Stay up to date with the VMware Cloud on AWS roadmap
Upcoming features on the VMware Cloud on AWS roadmap include two SDKs, disaster recovery testing improvements and increased VMware Site Recovery protection.
VMware Cloud on AWS has emerged as a dynamic and evolving service that continues to plan and introduce new features and functionality over time. VMware maintains a searchable roadmap of VMware Cloud on AWS, and potential adopters can easily follow features as they move from planning and development through preview and into general availability.
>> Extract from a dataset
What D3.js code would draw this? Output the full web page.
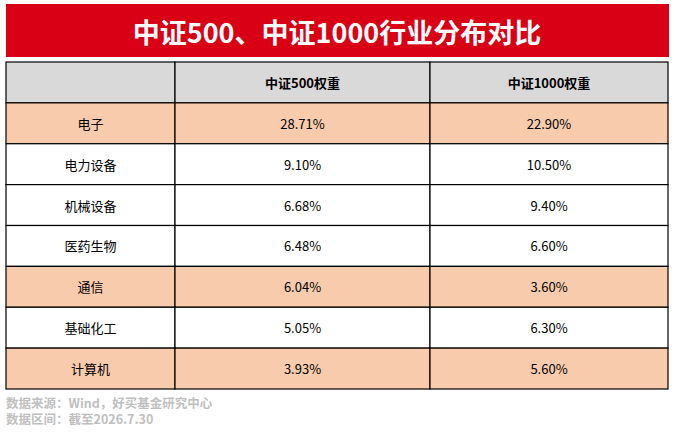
<!DOCTYPE html>
<html><head><meta charset="utf-8">
<script src="https://cdn.jsdelivr.net/npm/d3@7"></script>
<style>body{margin:0;background:#fff}</style>
</head><body>
<svg id="c" width="674" height="433"></svg>
<script>
const title = '中证500、中证1000行业分布对比'
const headers = ['', '中证500权重', '中证1000权重']
const industries = ['电子', '电力设备', '机械设备', '医药生物', '通信', '基础化工', '计算机']
const csi500 = ['28.71%', '9.10%', '6.68%', '6.48%', '6.04%', '5.05%', '3.93%']
const csi1000 = ['22.90%', '10.50%', '9.40%', '6.60%', '3.60%', '6.30%', '5.60%']
const highlighted = ['电子', '通信', '计算机']
const notes = ['数据来源：Wind，好买基金研究中心', '数据区间：截至2026.7.30']

const font = '"Microsoft YaHei","Noto Sans CJK SC",sans-serif'
const svg = d3.select('#c')

svg.append('rect').attr('x', 6).attr('y', 4).attr('width', 663).attr('height', 53).attr('fill', '#D90016')
svg.append('text').attr('x', 337).attr('y', 31).attr('text-anchor', 'middle').attr('dominant-baseline', 'central')
  .attr('fill', '#fff').attr('font-family', font).attr('font-weight', 'bold').attr('font-size', 27).text(title)

const x = d3.scaleOrdinal().domain([0, 1, 2]).range([6, 175, 430])
const colW = [169, 255, 238]
const y = d3.scaleBand().domain(d3.range(8)).range([62, 389])

const rows = [headers].concat(industries.map((d, i) => [d, csi500[i], csi1000[i]]))

const row = svg.selectAll('g.row').data(rows).enter().append('g').attr('class', 'row')
  .attr('transform', (d, i) => 'translate(0,' + y(i) + ')')

row.selectAll('g.cell').data((d, i) => d.map((v, j) => ({ v, j, i, row: d })))
  .enter().append('g').attr('class', 'cell')
  .each(function (d) {
    const g = d3.select(this)
    const fill = d.i === 0 ? '#D9D9D9' : (highlighted.includes(d.row[0]) ? '#F8CBAD' : '#fff')
    g.append('rect').attr('x', x(d.j)).attr('y', 0).attr('width', colW[d.j]).attr('height', y.bandwidth())
      .attr('fill', fill).attr('stroke', '#000').attr('stroke-width', 1.2)
    g.append('text').attr('x', x(d.j) + colW[d.j] / 2).attr('y', y.bandwidth() / 2)
      .attr('text-anchor', 'middle').attr('dominant-baseline', 'central')
      .attr('font-family', font).attr('font-size', 13).attr('fill', '#000')
      .attr('font-weight', d.i === 0 ? 'bold' : 'normal').text(d.v)
  })

svg.selectAll('text.note').data(notes).enter().append('text').attr('class', 'note')
  .attr('x', 6).attr('y', (d, i) => 402 + i * 16).attr('dominant-baseline', 'central')
  .attr('font-family', font).attr('font-weight', 'bold').attr('font-size', 12.5).attr('fill', '#BFBFBF').text(d => d)
</script>
</body></html>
For example, VMware moved two SDKs into preview in late November 2018: a vSphere Automation SDK allows programmatic access to compute resources, while a vSAN Management SDK allows programmatic access to storage resources. VMware vCenter Server manages both. Integration between VMware vSAN and Amazon Elastic Block Store for greater storage scalability and reduced overall total cost of ownership is also in preview.
One planned feature includes a change to VMware Site Recovery, which improves disaster recovery testing by enabling the tool to autonomously add and remove host capacity for testing, which takes away the need for human decision-making in setting up and configuring DR tests. Another planned feature builds on VMware Site Recovery by enabling the tool to protect up to 2,000 VMs per VMware Cloud on AWS deployment.
Although there is no guarantee that planned or developing features will actually reach general availability, the presence of a vendor roadmap enables potential adopters to follow the service's evolution and look ahead to possible new capabilities and use cases that can benefit their business.
Public cloud adoption takes one of two paths: creating new workloads that can run in the cloud or moving existing workloads from local data centers to the cloud. Complex workloads are more expensive to refactor for the cloud and might not readily migrate to cloud services. The introduction of frameworks such as VMware Cloud on AWS seeks to offer a compromise. Rather than forcing a large business to resemble a cloud, the cloud can provide a platform that more closely resembles the environment, tools and services found in a virtualized data center. This effectively extends a local data center to the cloud without the complexities of building private and hybrid clouds.